----- DATA
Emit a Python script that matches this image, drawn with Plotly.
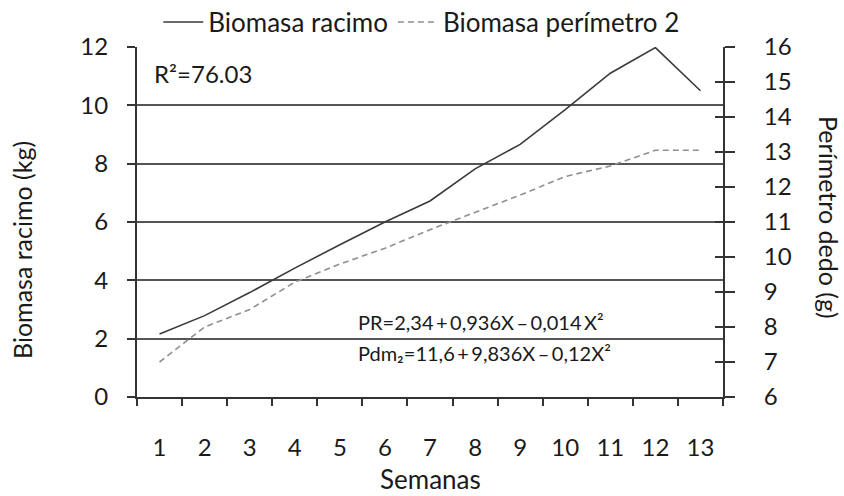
import plotly.graph_objects as go

semanas = [str(i) for i in range(1, 14)]
biomasa_racimo = [2.16, 2.79, 3.58, 4.42, 5.22, 6.0, 6.72, 7.82, 8.66, 9.85, 11.1, 11.98, 10.5]
perimetro_dedo = [7.0, 8.0, 8.5, 9.28, 9.8, 10.25, 10.78, 11.28, 11.77, 12.3, 12.6, 13.05, 13.05]

FONT = "Lato"
TXT = "#1a1a1a"
FS = 24

fig = go.Figure()
fig.add_trace(go.Scatter(x=semanas, y=biomasa_racimo, mode="lines", name="Biomasa racimo",
                         line=dict(color="#3a3a3a", width=1.6), yaxis="y"))
fig.add_trace(go.Scatter(x=semanas, y=perimetro_dedo, mode="lines", name="Biomasa perímetro 2",
                         line=dict(color="#8f8f8f", width=1.6, dash="6px,4px"), yaxis="y2"))
# invisible trace to activate yaxis3 (inside ticks of right axis)
fig.add_trace(go.Scatter(x=semanas, y=perimetro_dedo, yaxis="y3", mode="lines",
                         line=dict(width=0), showlegend=False, hoverinfo="skip", opacity=0))

fig.update_layout(
    width=844, height=496,
    margin=dict(l=137, r=121, t=47, b=99, autoexpand=False),
    paper_bgcolor="white", plot_bgcolor="white",
    font=dict(family=FONT, size=FS, color=TXT),
    showlegend=True,
    legend=dict(orientation="h", x=0.486, xanchor="center", y=1.071, yanchor="middle",
                font=dict(size=26), bgcolor="rgba(0,0,0,0)", itemwidth=40,
                tracegroupgap=0),
    xaxis=dict(type="category", categoryorder="array", categoryarray=semanas,
               range=[-0.5, 12.5], automargin=False,
               tickson="boundaries", ticks="outside", ticklen=7, tickwidth=2,
               tickcolor="#333", showline=True, linecolor="#333", linewidth=2,
               showgrid=False, ticklabelstandoff=28),
    yaxis=dict(range=[0, 12], dtick=2, tick0=0, ticks="outside", ticklen=8, tickwidth=2,
               tickcolor="#333", showline=True, linecolor="#333", linewidth=2,
               showgrid=True, gridcolor="#555", gridwidth=2, zeroline=False,
               ticklabelstandoff=14, automargin=False),
    yaxis2=dict(range=[6, 16], dtick=1, tick0=6, overlaying="y", side="right",
                ticks="outside", ticklen=10, tickwidth=2, tickcolor="#333",
                showline=True, linecolor="#333", linewidth=2, showgrid=False,
                zeroline=False, ticklabelstandoff=24, automargin=False),
    yaxis3=dict(range=[6, 16], dtick=1, tick0=6, overlaying="y", side="right",
                ticks="inside", ticklen=8, tickwidth=2, tickcolor="#333",
                showline=False, showgrid=False, zeroline=False, showticklabels=False,
                automargin=False),
)

ann = [
    dict(text="Biomasa racimo (kg)", x=(22 - 137) / 586, y=(397 - 250) / 350, textangle=-90,
         font=dict(size=25)),
    dict(text="Perímetro dedo (g)", x=(829 - 137) / 586, y=(397 - 217) / 350, textangle=90,
         font=dict(size=25)),
    dict(text="Semanas", x=(430 - 137) / 586, y=(397 - 479) / 350, textangle=0,
         font=dict(size=26)),
]
for a in ann:
    fig.add_annotation(xref="paper", yref="paper", showarrow=False, xanchor="center",
                       yanchor="middle", **a)

TS = "\u2009"
fig.add_annotation(xref="paper", yref="paper", x=(152 - 137) / 586, y=(397 - 73) / 350,
                   xanchor="left", yanchor="middle", showarrow=False,
                   text="R²=76.03", font=dict(size=FS))
fig.add_annotation(xref="paper", yref="paper", x=(356 - 137) / 586, y=(397 - 322) / 350,
                   xanchor="left", yanchor="middle", showarrow=False,
                   text=f"PR=2,34{TS}+{TS}0,936X{TS}–{TS}0,014{TS}X²", font=dict(size=20))
fig.add_annotation(xref="paper", yref="paper", x=(356 - 137) / 586, y=(397 - 353) / 350,
                   xanchor="left", yanchor="middle", showarrow=False,
                   text=f"Pdm₂=11,6{TS}+{TS}9,836X{TS}–{TS}0,12X²", font=dict(size=20))

fig.write_html("out.html")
----------
DIRECTION:
Reproduce each line exactly, please, except for any pictures.

SOLVED PROBLEM:
Emit a Python script that matches this image, drawn with Plotly.
import plotly.graph_objects as go

semanas = [str(i) for i in range(1, 14)]
biomasa_racimo = [2.16, 2.79, 3.58, 4.42, 5.22, 6.0, 6.72, 7.82, 8.66, 9.85, 11.1, 11.98, 10.5]
perimetro_dedo = [7.0, 8.0, 8.5, 9.28, 9.8, 10.25, 10.78, 11.28, 11.77, 12.3, 12.6, 13.05, 13.05]

FONT = "Lato"
TXT = "#1a1a1a"
FS = 24

fig = go.Figure()
fig.add_trace(go.Scatter(x=semanas, y=biomasa_racimo, mode="lines", name="Biomasa racimo",
                         line=dict(color="#3a3a3a", width=1.6), yaxis="y"))
fig.add_trace(go.Scatter(x=semanas, y=perimetro_dedo, mode="lines", name="Biomasa perímetro 2",
                         line=dict(color="#8f8f8f", width=1.6, dash="6px,4px"), yaxis="y2"))
# invisible trace to activate yaxis3 (inside ticks of right axis)
fig.add_trace(go.Scatter(x=semanas, y=perimetro_dedo, yaxis="y3", mode="lines",
                         line=dict(width=0), showlegend=False, hoverinfo="skip", opacity=0))

fig.update_layout(
    width=844, height=496,
    margin=dict(l=137, r=121, t=47, b=99, autoexpand=False),
    paper_bgcolor="white", plot_bgcolor="white",
    font=dict(family=FONT, size=FS, color=TXT),
    showlegend=True,
    legend=dict(orientation="h", x=0.486, xanchor="center", y=1.071, yanchor="middle",
                font=dict(size=26), bgcolor="rgba(0,0,0,0)", itemwidth=40,
                tracegroupgap=0),
    xaxis=dict(type="category", categoryorder="array", categoryarray=semanas,
               range=[-0.5, 12.5], automargin=False,
               tickson="boundaries", ticks="outside", ticklen=7, tickwidth=2,
               tickcolor="#333", showline=True, linecolor="#333", linewidth=2,
               showgrid=False, ticklabelstandoff=28),
    yaxis=dict(range=[0, 12], dtick=2, tick0=0, ticks="outside", ticklen=8, tickwidth=2,
               tickcolor="#333", showline=True, linecolor="#333", linewidth=2,
               showgrid=True, gridcolor="#555", gridwidth=2, zeroline=False,
               ticklabelstandoff=14, automargin=False),
    yaxis2=dict(range=[6, 16], dtick=1, tick0=6, overlaying="y", side="right",
                ticks="outside", ticklen=10, tickwidth=2, tickcolor="#333",
                showline=True, linecolor="#333", linewidth=2, showgrid=False,
                zeroline=False, ticklabelstandoff=24, automargin=False),
    yaxis3=dict(range=[6, 16], dtick=1, tick0=6, overlaying="y", side="right",
                ticks="inside", ticklen=8, tickwidth=2, tickcolor="#333",
                showline=False, showgrid=False, zeroline=False, showticklabels=False,
                automargin=False),
)

ann = [
    dict(text="Biomasa racimo (kg)", x=(22 - 137) / 586, y=(397 - 250) / 350, textangle=-90,
         font=dict(size=25)),
    dict(text="Perímetro dedo (g)", x=(829 - 137) / 586, y=(397 - 217) / 350, textangle=90,
         font=dict(size=25)),
    dict(text="Semanas", x=(430 - 137) / 586, y=(397 - 479) / 350, textangle=0,
         font=dict(size=26)),
]
for a in ann:
    fig.add_annotation(xref="paper", yref="paper", showarrow=False, xanchor="center",
                       yanchor="middle", **a)

TS = "\u2009"
fig.add_annotation(xref="paper", yref="paper", x=(152 - 137) / 586, y=(397 - 73) / 350,
                   xanchor="left", yanchor="middle", showarrow=False,
                   text="R²=76.03", font=dict(size=FS))
fig.add_annotation(xref="paper", yref="paper", x=(356 - 137) / 586, y=(397 - 322) / 350,
                   xanchor="left", yanchor="middle", showarrow=False,
                   text=f"PR=2,34{TS}+{TS}0,936X{TS}–{TS}0,014{TS}X²", font=dict(size=20))
fig.add_annotation(xref="paper", yref="paper", x=(356 - 137) / 586, y=(397 - 353) / 350,
                   xanchor="left", yanchor="middle", showarrow=False,
                   text=f"Pdm₂=11,6{TS}+{TS}9,836X{TS}–{TS}0,12X²", font=dict(size=20))

fig.write_html("out.html")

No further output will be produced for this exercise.